Bear with me here. I am going to tell you everything you need to know, but you should understand first that I do not write the law, nor can I change the law. I am only a messenger of information. So please don't hold it against me that the news I'm about to share is not good news. Again, I am only providing you with information about the law as it currently stands.
A temporary working visa for a maid or housekeeper is not available to a US citizen who is living in the US permanently. So if a person is moving back to the US, he can't bring a domestic employee with him. Now in your case, while your husband is not coming back permanently, his intent is to leave the US again for work, and the employee is intending to stay with you. That will not work. If she were to travel back and forth with him, that might work, but that is not the situation in this case as you describe it.
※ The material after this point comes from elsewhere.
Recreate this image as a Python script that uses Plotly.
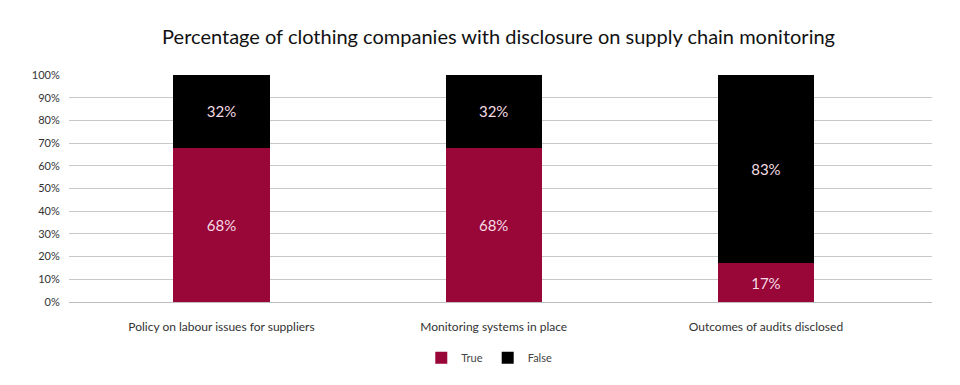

In other words, requesting a B1 visitor visa for a housekeeper has to be for a temporary stay in the US. By US regulations, domestic employees of US citizens who permanently reside in the US cannot obtain non-immigrant domestic employee visas.
But if the employer is moving back on a temporary basis, then the employer can petition the domestic employee to come to the US, but only for those times that the employer is present in the US temporarily. So this will not work.
Now there may be an option for the employee to get an immigrant visa
as a domestic employee to live and work here permanently. But this will take years for her to be eligible for this, and the process is quite expensive and labor intensive. In fact, right now, the US government is currently reviewing immigrant visa applications for Philippines nationals in this category who had their employment based petitions filed on their behalf on or before September 22, 2006. So the wait time to be eligible to come to the US and live permanently, as a national of the Philippines in this employment category, is just under 7 years.
I'm very sorry. Believe me, I wish I had better news to share with you. But unfortunately, the law does not provide you with an option to do what it is that you want to do in this case. Please remember that often, the law does not provide a satisfactory solution for every scenario. As much as I would like to, there simply is nothing I can do about that, as is the case here. Again, I'm very sorry.